Financial crime is detrimental to the economies of developing countries. Money Trail empowers journalists to uncover such malpractice. As part of the project, Free Press Unlimited and Finance Uncovered teach journalists how to conduct cross-border financial investigations. A large part of the five-day course is dedicated to digital security. Participants learn how to protect their work and sources against adversaries who want to keep their stories from being published.
Ahead of the training, Visser had already implemented security procedures in her team. “We had started setting up a minimum safety procedure for how we collaborate. Because the thing is, you are as weak as the weakest link in your organisation,” she says. “If out of ten people there’s one who always uses the same five-letter password for everything, the entire team is in danger.”

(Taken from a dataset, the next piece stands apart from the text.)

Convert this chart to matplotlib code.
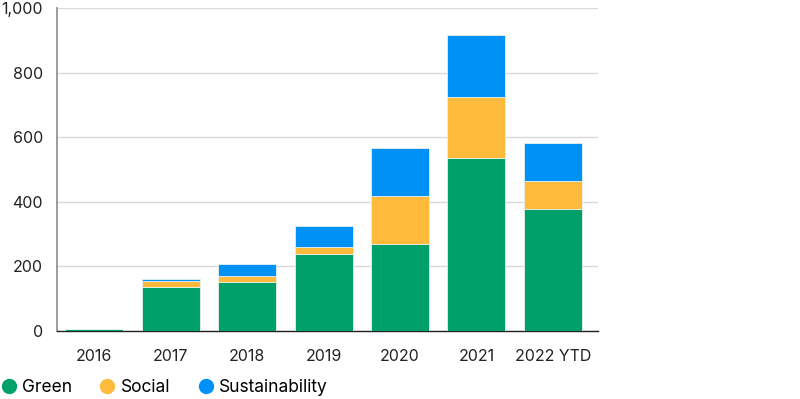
import numpy as np
import matplotlib.pyplot as plt
from matplotlib.lines import Line2D

years = ['2016', '2017', '2018', '2019', '2020', '2021', '2022 YTD']
green = [5, 137, 153, 238, 269, 535, 379]
social = [0, 18, 16, 23, 150, 188, 85]
sustainability = [0, 6, 38, 63, 148, 194, 117]

series_names = ['Green', 'Social', 'Sustainability']
colors = ['#00A06B', '#FDBA3B', '#0091F7']

plt.rcParams['font.family'] = ['Inter', 'DejaVu Sans']

fig = plt.figure(figsize=(8.0, 3.99), dpi=100)
ax = fig.add_axes([0.07125, 0.1704, 0.676, 0.8096])

x = np.arange(len(years))
bottom = np.zeros(len(years))
for vals, col in zip([green, social, sustainability], colors):
    ax.bar(x, vals, width=0.76, bottom=bottom, color=col,
           edgecolor='#e8f0ec', linewidth=0.6, zorder=3)
    bottom += np.array(vals)

ax.set_ylim(0, 1000)
ax.set_xlim(-0.49, 6.59)
ax.set_yticks([0, 200, 400, 600, 800, 1000])
ax.set_yticklabels(['0', '200', '400', '600', '800', '1,000'])
ax.set_xticks(x)
ax.set_xticklabels(years)
ax.yaxis.grid(True, color='#d9d9d9', linewidth=1, zorder=0)
ax.set_axisbelow(True)

for s in ['top', 'right']:
    ax.spines[s].set_visible(False)
ax.spines['left'].set_color('#8c8c8c')
ax.spines['left'].set_linewidth(1.2)
ax.spines['bottom'].set_color('#222222')
ax.spines['bottom'].set_linewidth(1)
ax.tick_params(axis='both', length=0, labelsize=11.5, colors='#222222')
ax.tick_params(axis='y', pad=10)
ax.tick_params(axis='x', pad=13)

handles = [Line2D([], [], marker='o', linestyle='none', markersize=10,
                  markerfacecolor=c, markeredgecolor=c) for c in colors]
fig.legend(handles, series_names, loc='center left',
           bbox_to_anchor=(0.0, 1 - 388 / 399), frameon=False,
           ncol=3, fontsize=12.5, handletextpad=0.25, columnspacing=1.55,
           borderpad=0, borderaxespad=0, handlelength=1.0)

fig.savefig('out.png', dpi=100)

During the course, Visser learned how to stay safe online within practical limitations. Using encrypted communication from the beginning, for example, is not always realistic. Visser explains that in Asia, Facebook Messenger is the preferred communication tool for many. The messaging app is not fully encrypted, but cannot always be avoided entirely. “Sometimes you just establish contact through it but then you try to go to a safer mean for instance,” she explains.
Shortly after the training, Visser’s website was targeted by hackers. At first, she admits, there was panic. “It does feel like someone broke into your house, it’s very personal. It feels like your personal space has been violated,” she says.
Visser initially feared for the safety of the website’s visitors, because all the articles were redirected to another website. Later, she found out that it was a spammy page. “So it was probably just to increase ad money or Google ranking,” she says.
Even though she already used a password manager, Visser and her team realised that probably one of the passwords used was easy to break. She reached out to Free Press Unlimited security officer, who leads the digital security module in the Money Trail training. He advised her to log everyone out and get new passwords. He advised her to install plugin softwares too, which are components that add a specific feature to an existing program. She has now implemented a two-factor authentication password system within her organisation and has restricted the number of administrators.
In retrospect, Visser thinks that the hack was a valuable experience: “I’m very, very grateful for this test actually,” she says. “It forced us to look at any issues that make the website vulnerable.” She continues looking for ways to improve her team’s safety: “We’d still like to implement a few things that came up during the training, like cloud storage.”